College and university presidents preparing for the upcoming school year amid COVID-19 are focused on maintaining academic programs and current tuition levels, cutting staff and administrative positions, and addressing issues of racial injustice, according to a national survey conducted by a leading higher education organization.
The Association of American Colleges and Universities (AAC&U) recently released “Responding to the Ongoing COVID-19 Crisis and to Calls for Racial Justice: A Survey of College and University Presidents,” a report detailing how college and university presidents are planning to address both the financial challenges of the pandemic and the national protest movement for racial justice.
The AAC&U in conjunction with ABC Insights, a higher education research group, surveyed members of the AAC&U Presidents’ Trust, higher education leaders of four-year public and private institutions and two-year community colleges, between June 25 and July 12, and compared their responses to those from a previous survey taken in March.
The survey found that 85% of the 119 presidents responding to the second survey said they expect to maintain, rather than raise, tuition rates, up from 81% in March when a prior survey was conducted and 142 presidents responded. Ten percent more presidents in the June/July survey anticipated no cuts to academic programs or faculty positions than in March. In both surveys the majority of the presidents surveyed anticipated revenue losses of between 5 and 14.9% (61 percent in March and 66 percent in July). In addition, the second survey revealed “presidents are anticipating the implications of a palpable shift in the national consciousness with regard to racial discrimination.”

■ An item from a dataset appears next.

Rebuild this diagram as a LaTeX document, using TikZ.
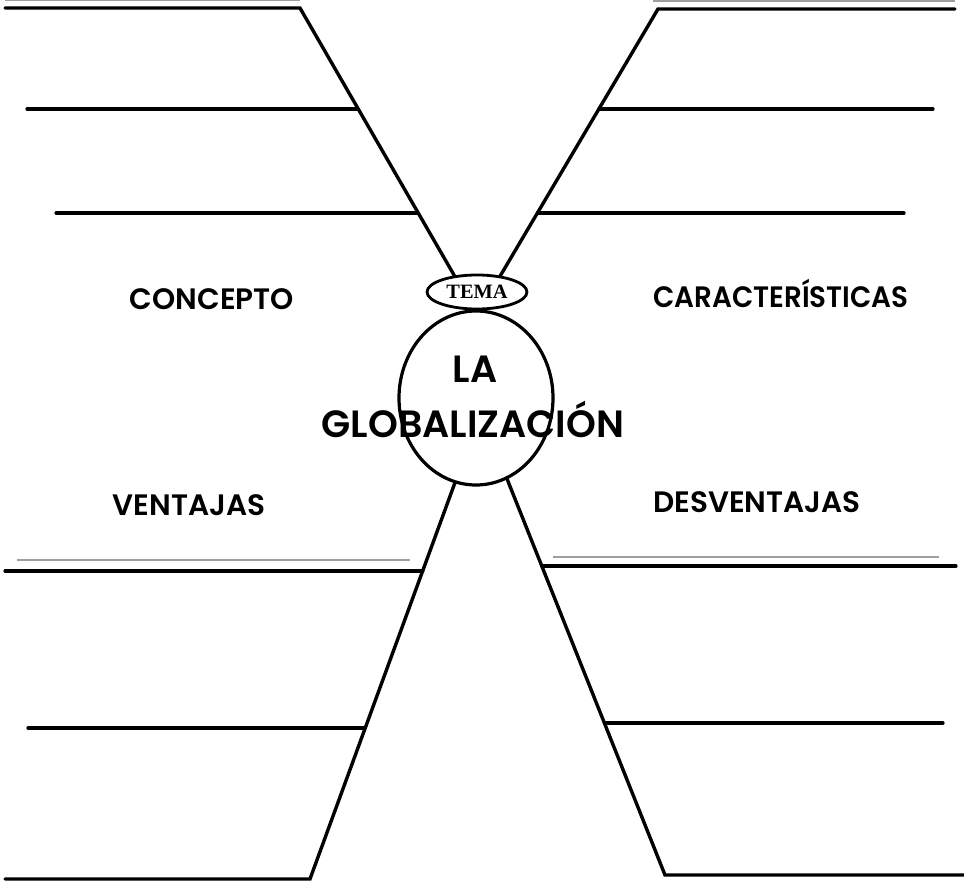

AAC&U President Lynn Pasquerella told Diverse, “In the time since we administered the first survey to this latest one, we have seen a skyrocketing unemployment rate with 51 million people filing for unemployment [insurance] and there’s also a focus on racial justice and a moment of racial reckoning that has followed the killing of George Floyd, Breonna Taylor, Ahmaud Arbery and so many others at the hands of police or people engaged in White supremacist activity.”

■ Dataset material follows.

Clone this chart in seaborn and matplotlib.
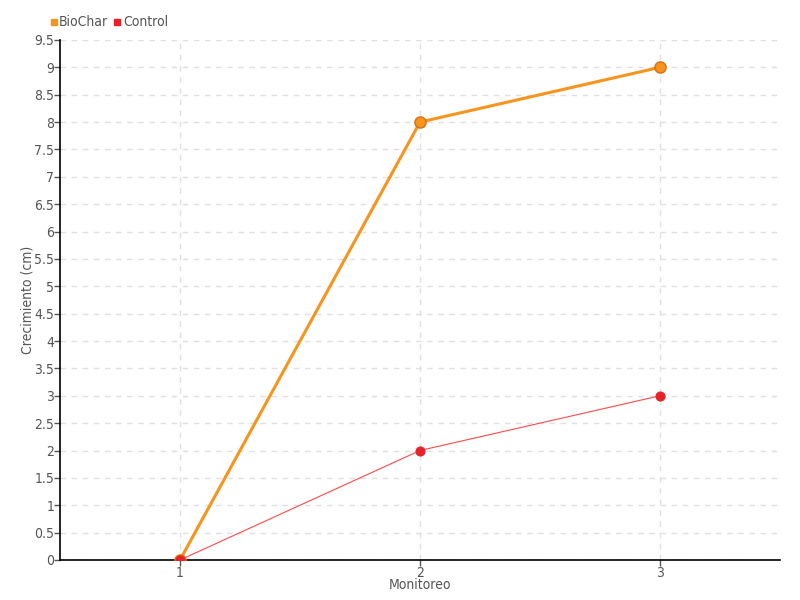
import matplotlib
matplotlib.use("Agg")
import matplotlib.pyplot as plt
import seaborn as sns
import pandas as pd
from matplotlib.lines import Line2D

monitoreo = [1, 2, 3]
biochar = [0, 8, 9]
control = [0, 2, 3]
y_ticks = [0, 0.5, 1, 1.5, 2, 2.5, 3, 3.5, 4, 4.5, 5, 5.5, 6, 6.5, 7, 7.5, 8, 8.5, 9, 9.5]
y_tick_labels = ["0", "0.5", "1", "1.5", "2", "2.5", "3", "3.5", "4", "4.5", "5", "5.5",
                 "6", "6.5", "7", "7.5", "8", "8.5", "9", "9.5"]

sns.set_style("white")
plt.rcParams['font.family'] = ['DejaVu Sans']
plt.rcParams['font.stretch'] = 'condensed'
plt.rcParams['font.weight'] = 'light'

df_b = pd.DataFrame({"Monitoreo": monitoreo, "Crecimiento": biochar})
df_c = pd.DataFrame({"Monitoreo": monitoreo, "Crecimiento": control})

fig = plt.figure(figsize=(8, 6), dpi=100)
ax = fig.add_axes([0.075, 0.0667, 0.9, 0.8667])

orange = "#f7941d"
red = "#e8202a"

sns.lineplot(data=df_b, x="Monitoreo", y="Crecimiento", ax=ax, color=orange, linewidth=2.2,
             marker="o", markersize=8, markeredgecolor="#d9731a", markeredgewidth=1.1, zorder=3)
sns.lineplot(data=df_c, x="Monitoreo", y="Crecimiento", ax=ax, color="#ff4a4a", linewidth=0.8,
             marker="o", markersize=6.5, markerfacecolor=red, markeredgecolor=red, zorder=4)

ax.set_xlim(0.5, 3.5)
ax.set_ylim(0, 9.5)
ax.set_xticks(monitoreo)
ax.set_xticklabels([str(m) for m in monitoreo])
ax.set_yticks(y_ticks)
ax.set_yticklabels(y_tick_labels)

ax.grid(True, color="#e0e0e0", linestyle=(0, (4, 4)), linewidth=1)
ax.set_axisbelow(True)
for s in ["top", "right"]:
    ax.spines[s].set_visible(False)
ax.spines["left"].set_color("black")
ax.spines["bottom"].set_color("black")
ax.spines["left"].set_linewidth(1.2)
ax.spines["bottom"].set_linewidth(1.2)

ax.tick_params(axis="both", colors="#555555", labelsize=10, length=4, width=1, direction="out",
               left=True, bottom=True)
ax.tick_params(axis="y", pad=0)
ax.tick_params(axis="x", pad=0)
for lab in ax.get_xticklabels() + ax.get_yticklabels():
    lab.set_color("#555555")

ax.set_xlabel("Monitoreo", color="#555555", fontsize=10, labelpad=-1)
ax.set_ylabel("Crecimiento (cm)", color="#555555", fontsize=10)
ax.yaxis.set_label_coords(-0.036, 0.5)

handles = [
    Line2D([], [], linestyle="none", marker="s", markersize=4.5, color=orange),
    Line2D([], [], linestyle="none", marker="s", markersize=4.5, color=red),
]
fig.legend(handles, ["BioChar", "Control"], loc="upper left", bbox_to_anchor=(0.047, 0.995),
           ncol=2, frameon=False, fontsize=10, handlelength=0.5, handletextpad=0.15,
           columnspacing=0.4, labelcolor="#555555")

fig.savefig("out.png", dpi=100)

She added that she was “particularly interested in that majority of presidents who said they were going to focus on racial justice in new ways, not just by appointing a chief diversity officer and sending out statements about how appalled they are but really engaging in comprehensive audits about the way in which we continue in higher education to perpetuate colleges and universities as white spaces, and what we do to address that.”